* Directions for this task: The material below holds pictures; leave them out and reproduce exactly the lines from the one with "Clone this chart in Apache ECharts." through the one with "negCensorPts = negCensor.map(t=>[t, survAt(t,negTime,negSurv)]);", inclusive.

⁂

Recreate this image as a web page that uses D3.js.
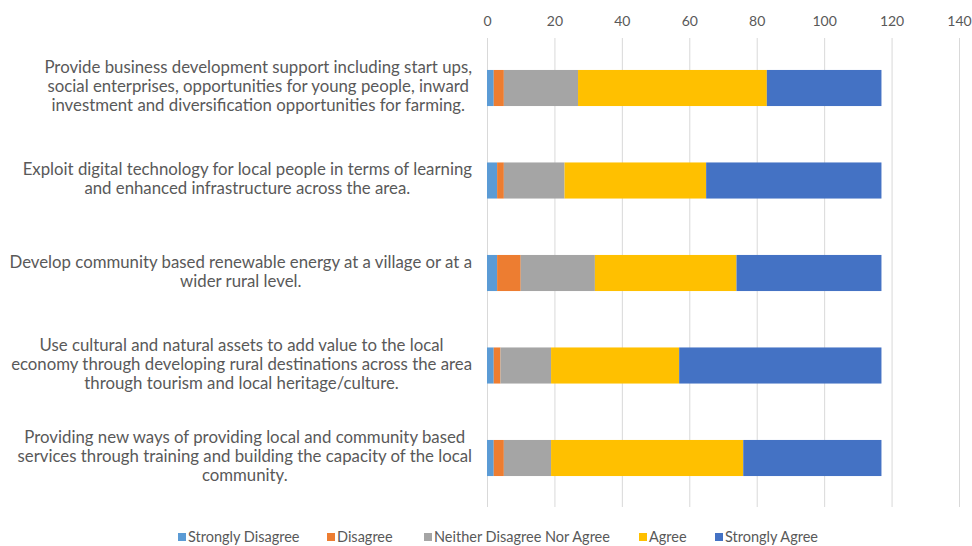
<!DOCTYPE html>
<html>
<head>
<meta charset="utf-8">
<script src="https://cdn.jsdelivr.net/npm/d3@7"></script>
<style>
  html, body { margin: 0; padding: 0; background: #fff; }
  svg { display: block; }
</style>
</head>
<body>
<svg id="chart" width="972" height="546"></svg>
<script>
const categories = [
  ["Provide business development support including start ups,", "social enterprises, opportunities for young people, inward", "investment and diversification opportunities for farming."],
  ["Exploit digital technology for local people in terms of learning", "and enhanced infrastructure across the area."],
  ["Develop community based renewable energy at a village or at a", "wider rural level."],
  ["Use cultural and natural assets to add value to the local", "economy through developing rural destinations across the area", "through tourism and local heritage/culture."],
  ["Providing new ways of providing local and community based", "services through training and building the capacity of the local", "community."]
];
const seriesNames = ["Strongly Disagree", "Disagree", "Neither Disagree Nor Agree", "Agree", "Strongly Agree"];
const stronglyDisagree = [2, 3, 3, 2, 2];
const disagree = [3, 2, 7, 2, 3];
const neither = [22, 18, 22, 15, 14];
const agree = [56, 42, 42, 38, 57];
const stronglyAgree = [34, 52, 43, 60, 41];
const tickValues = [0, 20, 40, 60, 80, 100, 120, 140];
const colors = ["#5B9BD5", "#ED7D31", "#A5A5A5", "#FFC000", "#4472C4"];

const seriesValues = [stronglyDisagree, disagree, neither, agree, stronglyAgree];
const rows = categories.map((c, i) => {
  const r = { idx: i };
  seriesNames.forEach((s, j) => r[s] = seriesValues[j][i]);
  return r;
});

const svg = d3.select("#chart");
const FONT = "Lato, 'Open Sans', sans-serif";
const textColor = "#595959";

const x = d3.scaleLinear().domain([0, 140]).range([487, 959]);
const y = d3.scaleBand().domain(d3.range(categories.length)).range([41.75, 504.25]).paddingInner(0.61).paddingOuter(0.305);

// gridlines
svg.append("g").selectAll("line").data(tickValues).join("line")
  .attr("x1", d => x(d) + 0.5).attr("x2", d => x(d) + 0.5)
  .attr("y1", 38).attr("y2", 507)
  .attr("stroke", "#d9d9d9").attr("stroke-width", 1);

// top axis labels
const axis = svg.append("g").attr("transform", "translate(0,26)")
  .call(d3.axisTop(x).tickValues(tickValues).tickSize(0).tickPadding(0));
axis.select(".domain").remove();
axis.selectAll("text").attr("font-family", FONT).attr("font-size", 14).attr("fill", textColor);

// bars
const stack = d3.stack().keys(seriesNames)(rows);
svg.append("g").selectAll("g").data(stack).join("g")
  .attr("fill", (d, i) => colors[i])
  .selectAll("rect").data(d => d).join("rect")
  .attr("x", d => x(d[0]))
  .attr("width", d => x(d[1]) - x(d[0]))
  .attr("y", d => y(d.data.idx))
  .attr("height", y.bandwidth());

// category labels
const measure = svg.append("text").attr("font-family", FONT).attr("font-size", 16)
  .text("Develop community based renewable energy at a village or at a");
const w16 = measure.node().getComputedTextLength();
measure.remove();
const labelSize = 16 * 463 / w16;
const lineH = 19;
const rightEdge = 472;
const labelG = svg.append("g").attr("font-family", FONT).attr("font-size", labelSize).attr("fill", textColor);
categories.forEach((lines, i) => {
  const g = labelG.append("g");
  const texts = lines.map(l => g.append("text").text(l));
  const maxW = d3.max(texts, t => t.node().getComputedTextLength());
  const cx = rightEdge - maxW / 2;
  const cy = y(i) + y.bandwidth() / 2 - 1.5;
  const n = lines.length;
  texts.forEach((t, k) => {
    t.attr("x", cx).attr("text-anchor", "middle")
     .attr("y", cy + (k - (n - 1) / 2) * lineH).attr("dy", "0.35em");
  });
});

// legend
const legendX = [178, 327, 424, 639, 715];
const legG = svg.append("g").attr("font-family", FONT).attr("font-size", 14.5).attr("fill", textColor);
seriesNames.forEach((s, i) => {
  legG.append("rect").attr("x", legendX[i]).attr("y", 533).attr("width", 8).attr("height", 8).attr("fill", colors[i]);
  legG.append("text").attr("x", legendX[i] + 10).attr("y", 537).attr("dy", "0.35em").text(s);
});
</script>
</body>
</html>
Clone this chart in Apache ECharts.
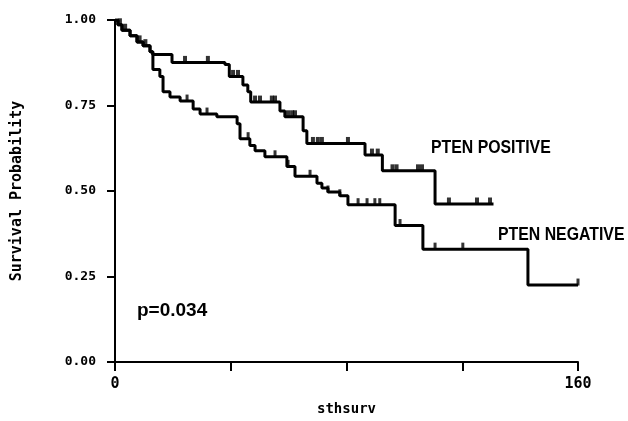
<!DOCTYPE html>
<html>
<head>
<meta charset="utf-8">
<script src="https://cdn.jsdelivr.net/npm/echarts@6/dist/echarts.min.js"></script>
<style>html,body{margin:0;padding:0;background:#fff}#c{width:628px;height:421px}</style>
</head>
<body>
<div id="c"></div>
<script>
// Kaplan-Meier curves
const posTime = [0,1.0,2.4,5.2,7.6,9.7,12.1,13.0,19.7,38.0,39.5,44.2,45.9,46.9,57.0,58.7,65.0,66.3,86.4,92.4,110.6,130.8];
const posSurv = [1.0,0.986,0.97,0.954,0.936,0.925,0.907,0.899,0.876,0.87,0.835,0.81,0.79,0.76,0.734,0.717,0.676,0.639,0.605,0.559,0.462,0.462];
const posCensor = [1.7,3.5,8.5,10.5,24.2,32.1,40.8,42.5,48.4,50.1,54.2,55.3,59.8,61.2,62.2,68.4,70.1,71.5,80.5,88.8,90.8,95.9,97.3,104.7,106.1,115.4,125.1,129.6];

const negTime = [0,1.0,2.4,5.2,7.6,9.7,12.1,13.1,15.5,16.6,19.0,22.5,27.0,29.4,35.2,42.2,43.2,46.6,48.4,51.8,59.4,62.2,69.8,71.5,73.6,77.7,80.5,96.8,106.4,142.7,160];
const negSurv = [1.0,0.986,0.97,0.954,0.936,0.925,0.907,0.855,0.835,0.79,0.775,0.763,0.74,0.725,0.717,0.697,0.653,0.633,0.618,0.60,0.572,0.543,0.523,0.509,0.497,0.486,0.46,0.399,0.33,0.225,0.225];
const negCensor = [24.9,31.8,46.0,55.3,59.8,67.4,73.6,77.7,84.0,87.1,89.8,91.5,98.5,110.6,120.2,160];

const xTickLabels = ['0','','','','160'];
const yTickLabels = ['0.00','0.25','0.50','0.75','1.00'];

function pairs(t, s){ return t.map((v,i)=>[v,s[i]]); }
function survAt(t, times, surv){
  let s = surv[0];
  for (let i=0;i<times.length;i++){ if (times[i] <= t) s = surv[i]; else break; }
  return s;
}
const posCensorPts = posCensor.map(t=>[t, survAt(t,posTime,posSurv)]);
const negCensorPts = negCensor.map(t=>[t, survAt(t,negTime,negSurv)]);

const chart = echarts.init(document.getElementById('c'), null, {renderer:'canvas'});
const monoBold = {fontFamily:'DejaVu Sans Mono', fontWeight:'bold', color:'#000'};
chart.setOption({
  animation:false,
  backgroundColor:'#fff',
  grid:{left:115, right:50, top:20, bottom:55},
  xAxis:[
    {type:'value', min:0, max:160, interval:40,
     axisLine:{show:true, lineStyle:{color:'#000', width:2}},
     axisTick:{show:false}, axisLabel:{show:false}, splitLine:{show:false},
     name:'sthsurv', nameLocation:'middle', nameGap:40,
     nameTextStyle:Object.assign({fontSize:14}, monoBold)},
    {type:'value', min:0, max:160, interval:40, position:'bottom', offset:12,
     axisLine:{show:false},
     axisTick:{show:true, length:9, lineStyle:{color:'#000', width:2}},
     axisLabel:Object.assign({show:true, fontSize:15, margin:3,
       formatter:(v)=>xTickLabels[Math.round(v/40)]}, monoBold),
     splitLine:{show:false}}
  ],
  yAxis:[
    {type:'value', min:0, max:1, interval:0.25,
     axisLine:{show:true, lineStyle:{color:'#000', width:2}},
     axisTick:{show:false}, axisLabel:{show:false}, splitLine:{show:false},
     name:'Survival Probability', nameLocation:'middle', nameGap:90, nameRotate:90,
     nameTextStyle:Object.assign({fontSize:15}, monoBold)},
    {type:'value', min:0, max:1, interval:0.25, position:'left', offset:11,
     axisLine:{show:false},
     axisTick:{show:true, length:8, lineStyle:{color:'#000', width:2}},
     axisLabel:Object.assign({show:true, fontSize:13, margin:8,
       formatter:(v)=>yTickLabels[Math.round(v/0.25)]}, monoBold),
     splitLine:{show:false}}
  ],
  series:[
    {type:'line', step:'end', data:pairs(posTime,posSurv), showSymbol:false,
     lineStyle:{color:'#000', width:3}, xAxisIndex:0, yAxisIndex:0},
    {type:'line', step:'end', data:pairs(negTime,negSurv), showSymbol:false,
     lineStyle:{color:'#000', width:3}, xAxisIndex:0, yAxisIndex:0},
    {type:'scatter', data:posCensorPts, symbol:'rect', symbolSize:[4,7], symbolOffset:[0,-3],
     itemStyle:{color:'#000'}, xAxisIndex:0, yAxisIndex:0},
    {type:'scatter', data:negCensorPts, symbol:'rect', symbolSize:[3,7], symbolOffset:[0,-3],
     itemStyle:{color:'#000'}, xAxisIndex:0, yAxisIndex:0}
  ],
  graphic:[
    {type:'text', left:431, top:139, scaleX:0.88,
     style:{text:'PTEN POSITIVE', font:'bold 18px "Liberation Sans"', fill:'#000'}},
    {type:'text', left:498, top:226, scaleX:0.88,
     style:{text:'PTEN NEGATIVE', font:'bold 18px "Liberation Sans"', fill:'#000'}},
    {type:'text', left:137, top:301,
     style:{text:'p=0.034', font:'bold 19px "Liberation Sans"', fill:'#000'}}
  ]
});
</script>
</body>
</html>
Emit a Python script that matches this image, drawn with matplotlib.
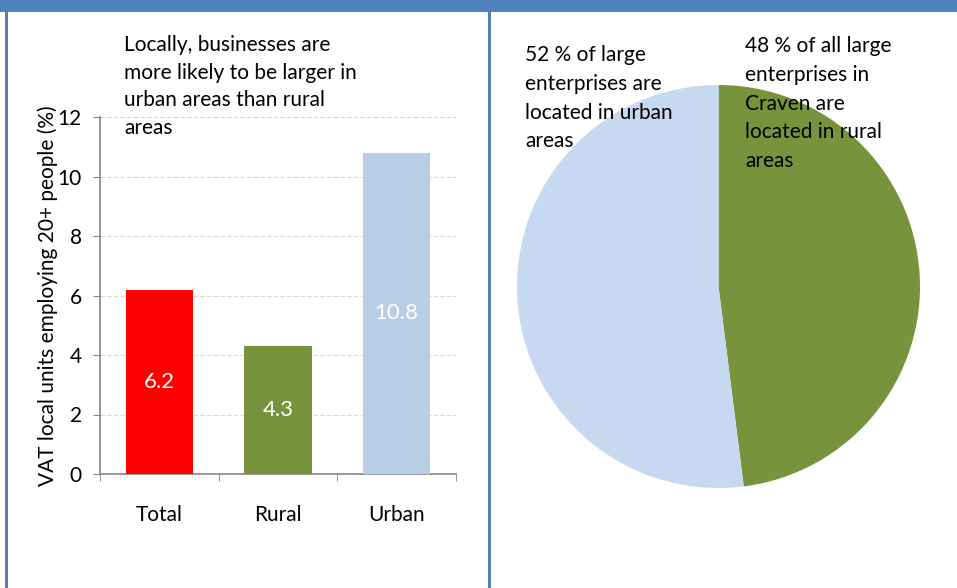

⁂

* Output:
Clone this chart in Apache ECharts.
<!DOCTYPE html>
<html>
<head>
<meta charset="utf-8">
<script src="https://cdn.jsdelivr.net/npm/echarts@6/dist/echarts.min.js"></script>
<style>html,body{margin:0;padding:0;background:#fff}#c{width:628px;height:421px}</style>
</head>
<body>
<div id="c"></div>
<script>
// Kaplan-Meier curves
const posTime = [0,1.0,2.4,5.2,7.6,9.7,12.1,13.0,19.7,38.0,39.5,44.2,45.9,46.9,57.0,58.7,65.0,66.3,86.4,92.4,110.6,130.8];
const posSurv = [1.0,0.986,0.97,0.954,0.936,0.925,0.907,0.899,0.876,0.87,0.835,0.81,0.79,0.76,0.734,0.717,0.676,0.639,0.605,0.559,0.462,0.462];
const posCensor = [1.7,3.5,8.5,10.5,24.2,32.1,40.8,42.5,48.4,50.1,54.2,55.3,59.8,61.2,62.2,68.4,70.1,71.5,80.5,88.8,90.8,95.9,97.3,104.7,106.1,115.4,125.1,129.6];

const negTime = [0,1.0,2.4,5.2,7.6,9.7,12.1,13.1,15.5,16.6,19.0,22.5,27.0,29.4,35.2,42.2,43.2,46.6,48.4,51.8,59.4,62.2,69.8,71.5,73.6,77.7,80.5,96.8,106.4,142.7,160];
const negSurv = [1.0,0.986,0.97,0.954,0.936,0.925,0.907,0.855,0.835,0.79,0.775,0.763,0.74,0.725,0.717,0.697,0.653,0.633,0.618,0.60,0.572,0.543,0.523,0.509,0.497,0.486,0.46,0.399,0.33,0.225,0.225];
const negCensor = [24.9,31.8,46.0,55.3,59.8,67.4,73.6,77.7,84.0,87.1,89.8,91.5,98.5,110.6,120.2,160];

const xTickLabels = ['0','','','','160'];
const yTickLabels = ['0.00','0.25','0.50','0.75','1.00'];

function pairs(t, s){ return t.map((v,i)=>[v,s[i]]); }
function survAt(t, times, surv){
  let s = surv[0];
  for (let i=0;i<times.length;i++){ if (times[i] <= t) s = surv[i]; else break; }
  return s;
}
const posCensorPts = posCensor.map(t=>[t, survAt(t,posTime,posSurv)]);
const negCensorPts = negCensor.map(t=>[t, survAt(t,negTime,negSurv)]);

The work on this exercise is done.